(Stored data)
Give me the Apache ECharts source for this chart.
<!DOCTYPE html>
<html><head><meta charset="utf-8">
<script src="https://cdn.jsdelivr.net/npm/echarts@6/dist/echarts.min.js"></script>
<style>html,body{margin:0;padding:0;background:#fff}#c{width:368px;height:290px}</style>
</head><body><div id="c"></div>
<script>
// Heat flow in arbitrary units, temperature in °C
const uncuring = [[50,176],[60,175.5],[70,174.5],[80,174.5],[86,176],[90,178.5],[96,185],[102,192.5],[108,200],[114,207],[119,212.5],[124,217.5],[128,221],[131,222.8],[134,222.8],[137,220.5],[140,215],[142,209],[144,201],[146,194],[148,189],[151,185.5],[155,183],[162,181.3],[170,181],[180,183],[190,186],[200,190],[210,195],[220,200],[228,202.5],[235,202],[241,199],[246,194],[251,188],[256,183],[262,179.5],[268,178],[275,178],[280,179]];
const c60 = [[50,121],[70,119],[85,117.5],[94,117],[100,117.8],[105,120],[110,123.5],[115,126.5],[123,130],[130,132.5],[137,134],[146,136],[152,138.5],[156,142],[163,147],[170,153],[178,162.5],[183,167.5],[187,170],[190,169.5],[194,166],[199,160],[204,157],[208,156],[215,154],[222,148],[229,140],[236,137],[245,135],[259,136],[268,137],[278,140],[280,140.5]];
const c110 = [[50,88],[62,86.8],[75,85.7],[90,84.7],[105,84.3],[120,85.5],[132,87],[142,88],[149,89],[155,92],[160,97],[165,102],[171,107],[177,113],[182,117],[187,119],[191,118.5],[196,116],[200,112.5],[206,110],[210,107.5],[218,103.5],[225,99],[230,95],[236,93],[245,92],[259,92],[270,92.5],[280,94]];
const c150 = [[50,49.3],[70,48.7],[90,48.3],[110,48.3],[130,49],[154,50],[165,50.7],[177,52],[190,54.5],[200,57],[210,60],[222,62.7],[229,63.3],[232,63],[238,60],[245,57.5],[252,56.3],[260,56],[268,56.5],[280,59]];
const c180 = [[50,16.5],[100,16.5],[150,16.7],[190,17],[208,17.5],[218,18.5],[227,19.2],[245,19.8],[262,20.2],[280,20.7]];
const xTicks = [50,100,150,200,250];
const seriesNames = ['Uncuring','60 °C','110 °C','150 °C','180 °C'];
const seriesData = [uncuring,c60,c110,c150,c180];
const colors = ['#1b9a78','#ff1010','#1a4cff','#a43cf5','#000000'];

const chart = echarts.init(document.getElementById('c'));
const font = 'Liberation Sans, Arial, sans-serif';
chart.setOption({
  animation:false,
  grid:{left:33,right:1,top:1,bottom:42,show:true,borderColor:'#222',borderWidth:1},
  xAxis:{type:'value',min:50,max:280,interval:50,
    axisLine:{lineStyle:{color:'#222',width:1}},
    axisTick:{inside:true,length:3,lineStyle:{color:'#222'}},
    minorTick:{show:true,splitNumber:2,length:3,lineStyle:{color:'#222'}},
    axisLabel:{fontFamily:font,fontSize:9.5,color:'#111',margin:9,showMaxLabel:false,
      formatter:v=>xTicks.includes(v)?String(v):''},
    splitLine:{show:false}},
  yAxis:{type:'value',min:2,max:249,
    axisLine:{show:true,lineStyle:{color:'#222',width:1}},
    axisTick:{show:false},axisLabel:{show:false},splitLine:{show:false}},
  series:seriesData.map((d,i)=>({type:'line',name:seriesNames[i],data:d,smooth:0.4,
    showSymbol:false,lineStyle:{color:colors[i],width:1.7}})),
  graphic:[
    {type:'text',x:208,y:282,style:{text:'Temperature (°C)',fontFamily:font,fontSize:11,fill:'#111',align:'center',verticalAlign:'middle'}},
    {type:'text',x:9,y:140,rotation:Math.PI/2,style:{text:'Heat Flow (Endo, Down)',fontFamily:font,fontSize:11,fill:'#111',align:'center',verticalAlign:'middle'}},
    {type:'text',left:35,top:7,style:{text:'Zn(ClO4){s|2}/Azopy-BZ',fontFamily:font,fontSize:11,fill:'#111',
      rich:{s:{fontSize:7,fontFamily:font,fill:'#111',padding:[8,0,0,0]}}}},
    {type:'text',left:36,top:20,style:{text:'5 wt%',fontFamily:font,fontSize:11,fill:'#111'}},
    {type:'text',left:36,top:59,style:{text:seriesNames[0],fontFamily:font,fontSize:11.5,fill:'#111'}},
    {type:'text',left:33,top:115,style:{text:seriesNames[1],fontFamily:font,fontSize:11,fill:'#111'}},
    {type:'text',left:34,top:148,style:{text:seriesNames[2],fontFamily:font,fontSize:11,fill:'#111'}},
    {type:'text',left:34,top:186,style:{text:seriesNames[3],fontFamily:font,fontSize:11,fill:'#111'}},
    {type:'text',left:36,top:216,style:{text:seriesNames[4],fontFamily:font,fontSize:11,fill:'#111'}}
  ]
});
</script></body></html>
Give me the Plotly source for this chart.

Your task: Look for lines containing the string "source" and copy them all.

Task result:
Give me the Apache ECharts source for this chart.
Give me the Plotly source for this chart.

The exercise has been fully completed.